Ptyalism (the P is silent) is simply the medical term for people who drool. M-w.com says:

Main Entry: pty·a·lism
Pronunciation: -”li-z&m
Function: noun
Etymology: New Latin ptyalismus, from Greek ptyalismos, from ptyalizein to salivate, from ptyalon
: an excessive flow of saliva

It doesn’t get much more straight forward than that.

So. What to say about a no-nonsense word like ptyalism?

At first blush, it’s the type of thing at which children giggle and that many adults try not to notice. Going deeper than that may seem an exercise in superfluous pontification, but superfluous pontification is actually the whole purpose of this site.  So onward we must go.

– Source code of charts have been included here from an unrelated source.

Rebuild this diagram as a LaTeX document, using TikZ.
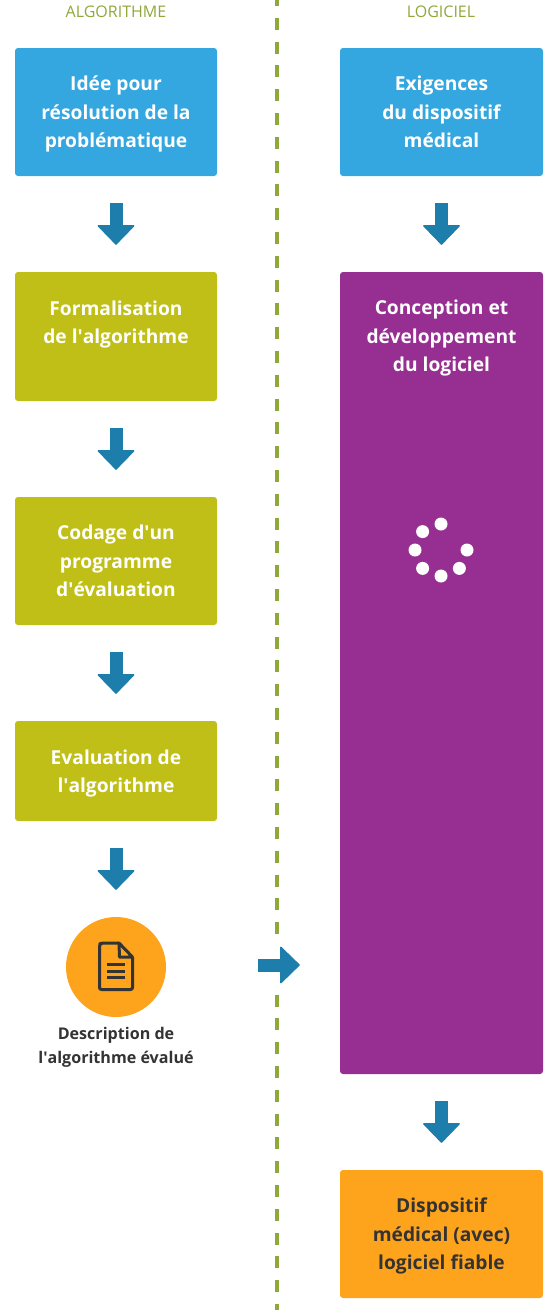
\documentclass[tikz,border=0pt]{standalone}
\usepackage{fontspec}
\setmainfont{Open Sans}
\usepackage{tikz}
\usetikzlibrary{arrows.meta, positioning}
\definecolor{skyblue}{HTML}{34A7E0}
\definecolor{olive}{HTML}{BFBF18}
\definecolor{plum}{HTML}{962F91}
\definecolor{amber}{HTML}{FDA41C}
\definecolor{teal}{HTML}{1D7EAB}
\definecolor{moss}{HTML}{8FA83A}
\definecolor{ink}{HTML}{333333}

\begin{document}
\begin{tikzpicture}[
    x=1pt, y=-1pt,
    box/.style={rectangle, rounded corners=3pt, text=white, align=center, font=\fontsize{19.2}{28.5}\selectfont\bfseries, inner sep=0pt, execute at begin node=\strut, text depth=-2pt},
    needbox/.style={box, fill=skyblue, minimum width=202pt, minimum height=128pt},
    algobox/.style={box, fill=olive, minimum width=202pt},
    softbox/.style={box, fill=plum, minimum width=203pt},
    endbox/.style={box, fill=amber, text=ink, minimum width=203pt, minimum height=128pt},
    header/.style={text=moss, font=\fontsize{16}{20}\selectfont},
    caption/.style={text=ink, align=center, font=\fontsize{16.1}{24}\selectfont\bfseries},
    flow/.style={line width=13pt, draw=teal, -{Triangle[length=20pt, width=38.5pt, line width=1.5pt, round]}, shorten >=27pt, shorten <=27pt},
    rail/.style={draw=moss, line width=4pt, dash pattern=on 12pt off 11.8pt}
]
\useasboundingbox (0,0) rectangle (558,1310);

% Column titles
\node[header] (algotitle) at (116,12) {ALGORITHME};
\node[header] (softtitle) at (441,12) {LOGICIEL};

% Dashed separator, interrupted around the horizontal arrow
\coordinate (railtop) at (277,-6);
\coordinate (railgapa) at (277,935);
\coordinate (railgapb) at (277,994.5);
\coordinate (railend) at (277,1310);
\draw[rail] (railtop) -- (railgapa);
\draw[rail] (railgapb) -- (railend);

% Left column
\node[needbox] (idea) at (116,112) {Idée pour\\résolution de la\\problématique};
\node[algobox, minimum height=129pt] (formal) at (116,336.5) {Formalisation\\de l\textquotesingle algorithme\\~};
\node[algobox, minimum height=128pt] (coding) at (116,561) {Codage d\textquotesingle un\\programme\\d\textquotesingle évaluation};
\node[algobox, minimum height=100pt] (evaluation) at (116,771) {Evaluation de\\l\textquotesingle algorithme};
\node[circle, fill=amber, minimum size=100pt, inner sep=0pt] (report) at (116,967) {};
\node[caption] (reportlabel) at (116,1047) {Description de\\l\textquotesingle algorithme évalué};

% Right column
\node[needbox, minimum width=203pt] (needs) at (441.5,112) {Exigences\\du dispositif\\médical};
\node[softbox, minimum height=802pt] (design) at (441.5,673) {Conception et\\développement\\du logiciel\\[646pt]~};
\node[endbox] (device) at (441.5,1234) {Dispositif\\médical (avec)\\logiciel fiable};

% Loading dots
\coordinate (spinner) at (441,550);
\foreach \a in {0,90,135,180,225,270,315}
    \fill[white] (spinner) ++(\a:26pt) circle (6.5pt);

% Document icon
\draw[ink, line width=3pt, line join=round, rounded corners=2pt] (119,943) -- (101,943) -- (99.5,944.5) -- (99.5,989.5) -- (132.5,989.5) -- (132.5,957);
\draw[ink, line width=3pt, line join=round] (119,943) -- (132.5,957) -- (119.5,957) -- cycle;
\foreach \y in {964,971,977}
    \draw[ink, line width=3pt] (107,\y) -- (125,\y);

% Arrows between steps
\draw[flow] (idea) -- (formal);
\draw[flow] (formal) -- (coding);
\draw[flow] (coding) -- (evaluation);
\draw[flow] (evaluation) -- (report);
\draw[flow] (needs) -- (design);
\draw[flow] (design) -- (device);

% Arrow across the separator
\draw[flow, shorten <=92pt, shorten >=40pt] ([yshift=2pt]report.east) -- ([yshift=2pt]report.east -| design.west);
\end{tikzpicture}
\end{document}
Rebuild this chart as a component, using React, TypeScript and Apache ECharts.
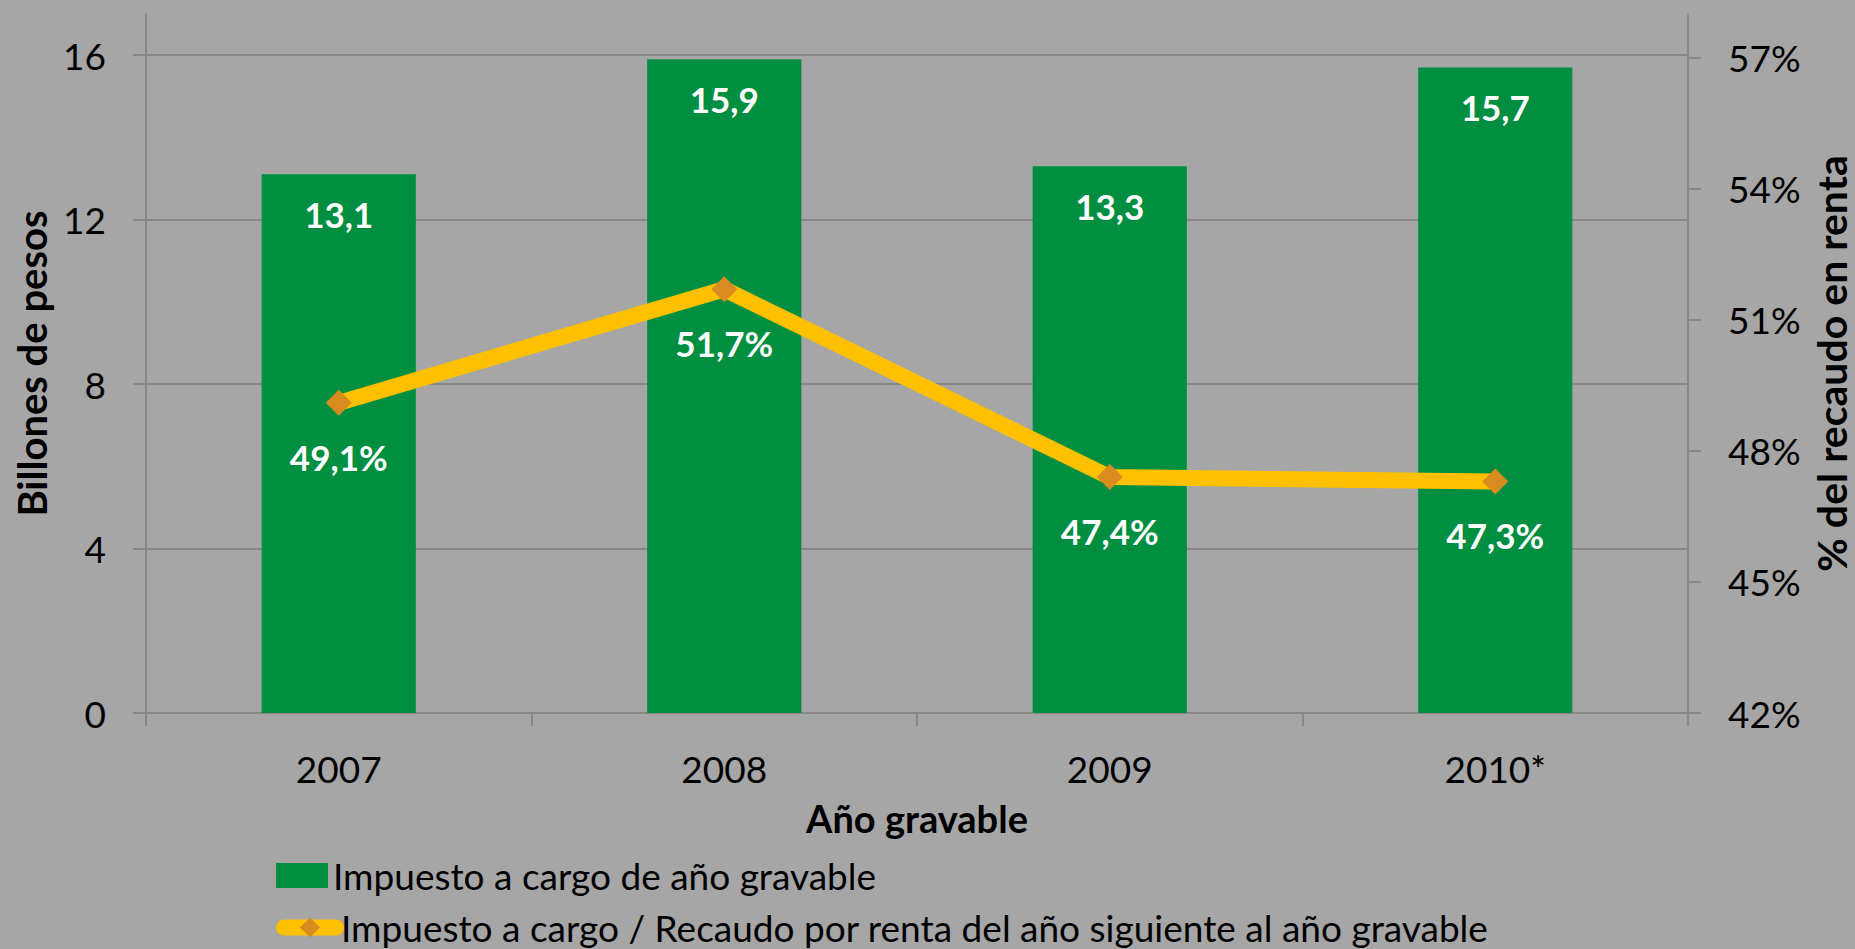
import React, { useEffect, useRef } from "react";
import * as echarts from "echarts";

const categories = ["2007", "2008", "2009", "2010*"];
const impuestoValues = [13.1, 15.9, 13.3, 15.7];
const porcentajeValues = [49.1, 51.7, 47.4, 47.3];
const leftTicks = [0, 4, 8, 12, 16];
const rightTicks = [42, 45, 48, 51, 54, 57];

const barName = "Impuesto a cargo de año gravable";
const lineName = "Impuesto a cargo / Recaudo por renta del año siguiente al año gravable";

const FONT = "Lato";
const GRID_COLOR = "#888888";

const fmt = (v: number) => v.toFixed(1).replace(".", ",");

export default function App() {
  const ref = useRef<HTMLDivElement>(null);

  useEffect(() => {
    if (!ref.current) return;
    const chart = echarts.init(ref.current, null, { renderer: "svg" });
    const legendBase = {
      orient: "horizontal",
      left: 276,
      itemWidth: 52,
      itemHeight: 25,
      padding: 0,
      textStyle: { fontFamily: FONT, fontSize: 37, lineHeight: 36, color: "#000" },
    };
    const option: any = {
      animation: false,
      backgroundColor: "#A6A6A6",
      textStyle: { fontFamily: FONT },
      grid: {
        left: 146,
        right: 167,
        top: 14,
        bottom: 236,
        containLabel: false,
        outerBoundsMode: "none",
      },
      legend: [
        {
          ...legendBase,
          top: 857,
          data: [{ name: barName, icon: "rect" }],
        },
        {
          ...legendBase,
          top: 909,
          data: [{ name: lineName }],
          lineStyle: { width: 16, cap: "round" },
        },
      ],
      xAxis: {
        type: "category",
        data: categories,
        boundaryGap: true,
        axisLine: { show: true, lineStyle: { color: GRID_COLOR, width: 2 } },
        axisTick: { show: true, length: 13, lineStyle: { color: GRID_COLOR, width: 2 } },
        axisLabel: { fontFamily: FONT, fontSize: 37, color: "#000", margin: 37 },
        name: "Año gravable",
        nameLocation: "middle",
        nameGap: 86,
        nameTextStyle: { fontFamily: FONT, fontSize: 38, fontWeight: "bold", color: "#000" },
      },
      yAxis: [
        {
          type: "value",
          min: 0,
          max: 17,
          position: "left",
          axisLine: { show: true, lineStyle: { color: GRID_COLOR, width: 2 } },
          axisTick: { show: true, length: 13, customValues: leftTicks, lineStyle: { color: GRID_COLOR, width: 2 } },
          axisLabel: { customValues: leftTicks, fontFamily: FONT, fontSize: 37, color: "#000", margin: 40 },
          splitLine: { show: true, lineStyle: { color: GRID_COLOR, width: 2 } },
          name: "Billones de pesos",
          nameLocation: "middle",
          nameRotate: 90,
          nameGap: 94,
          nameTextStyle: { fontFamily: FONT, fontSize: 40, fontWeight: "bold", color: "#000" },
        },
        {
          type: "value",
          min: 42,
          max: 58,
          position: "right",
          axisLine: { show: true, lineStyle: { color: GRID_COLOR, width: 2 } },
          axisTick: { show: true, length: 13, customValues: rightTicks, lineStyle: { color: GRID_COLOR, width: 2 } },
          axisLabel: {
            customValues: rightTicks,
            fontFamily: FONT,
            fontSize: 37,
            color: "#000",
            margin: 40,
            formatter: (v: number) => `${v}%`,
          },
          splitLine: { show: false },
          name: "% del recaudo en renta",
          nameLocation: "middle",
          nameRotate: 90,
          nameGap: 120,
          nameTextStyle: { fontFamily: FONT, fontSize: 41, lineHeight: 41, fontWeight: "bold", color: "#000" },
        },
      ],
      series: [
        {
          name: barName,
          type: "bar",
          data: impuestoValues,
          barWidth: "40%",
          itemStyle: { color: "#008E40" },
          label: {
            show: true,
            position: "insideTop",
            distance: 22,
            fontFamily: FONT,
            fontSize: 35,
            fontWeight: "bold",
            color: "#fff",
            formatter: (p: any) => fmt(p.value),
          },
          z: 2,
        },
        {
          name: lineName,
          type: "line",
          yAxisIndex: 1,
          data: porcentajeValues,
          lineStyle: { color: "#FFC000", width: 16, cap: "round" },
          itemStyle: { color: "#D88B1F" },
          symbol: "diamond",
          symbolSize: 26,
          label: {
            show: true,
            position: "inside",
            offset: [0, 54],
            fontFamily: FONT,
            fontSize: 35,
            fontWeight: "bold",
            color: "#fff",
            formatter: (p: any) => `${fmt(p.value)}%`,
          },
          z: 3,
        },
      ],
    };
    chart.setOption(option);
    return () => chart.dispose();
  }, []);

  return (
    <div
      ref={ref}
      style={{ position: "absolute", left: 0, top: 0, width: 1855, height: 949 }}
    />
  );
}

The wikipedia entry for ptyalism says that it isn’t dangerous; constant drooling is just an annoyance that people who suffer from ptyalism have to live with.

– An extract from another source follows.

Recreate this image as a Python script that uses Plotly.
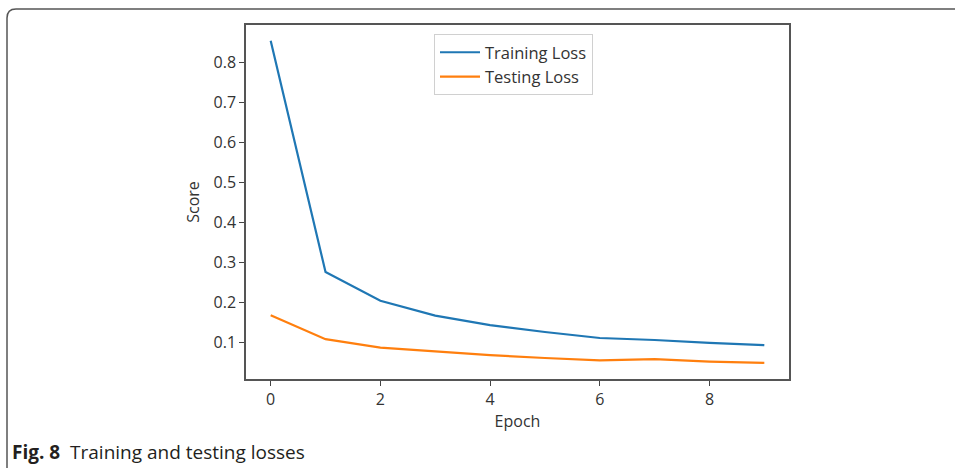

I think that’s the crux of ptyalism and many other medical malodies: it’s an ever-present annoyance that you have to live with. It’s the neighbors whose kids start a loud garage rock band that practices at 8 pm every night. It’s the traffic jam that brings frustrated drivers to a standstill at exactly the same place every afternoon when all they want is to just get home from work and try to unwind.

I’m reminded of the French poet Charles Baudelaire, who wrote:

You have to be always drunk. That’s all there is to it–it’s the only way. So as not to feel the horrible burden of time that breaks your back and bends you to the earth, you have to be continually drunk.

But on what? Wine, poetry or virtue, as you wish. But be drunk.

And if sometimes, on the steps of a palace or the green grass of a ditch, in the mournful solitude of your room, you wake again, drunkenness already diminishing or gone, ask the wind, the wave, the star, the bird, the clock, everything that is flying, everything that is groaning, everything that is rolling, everything that is singing, everything that is speaking. . .ask what time it is and wind, wave, star, bird, clock will answer you: “It is time to be drunk! So as not to be the martyred slaves of time, be drunk, be continually drunk! On wine, on poetry or on virtue as you wish.”

Borrowing from Mr. Baudelaire’s sentiments, whatever our own personal ptyalisms might be bending us to the earth, may we have the grace:

  • to ignore them in our own lives,
  • to lighten them in the lives of others, and
  • to shine them into non-existence with the pleasures of friends, family, poetry, virtue and libations!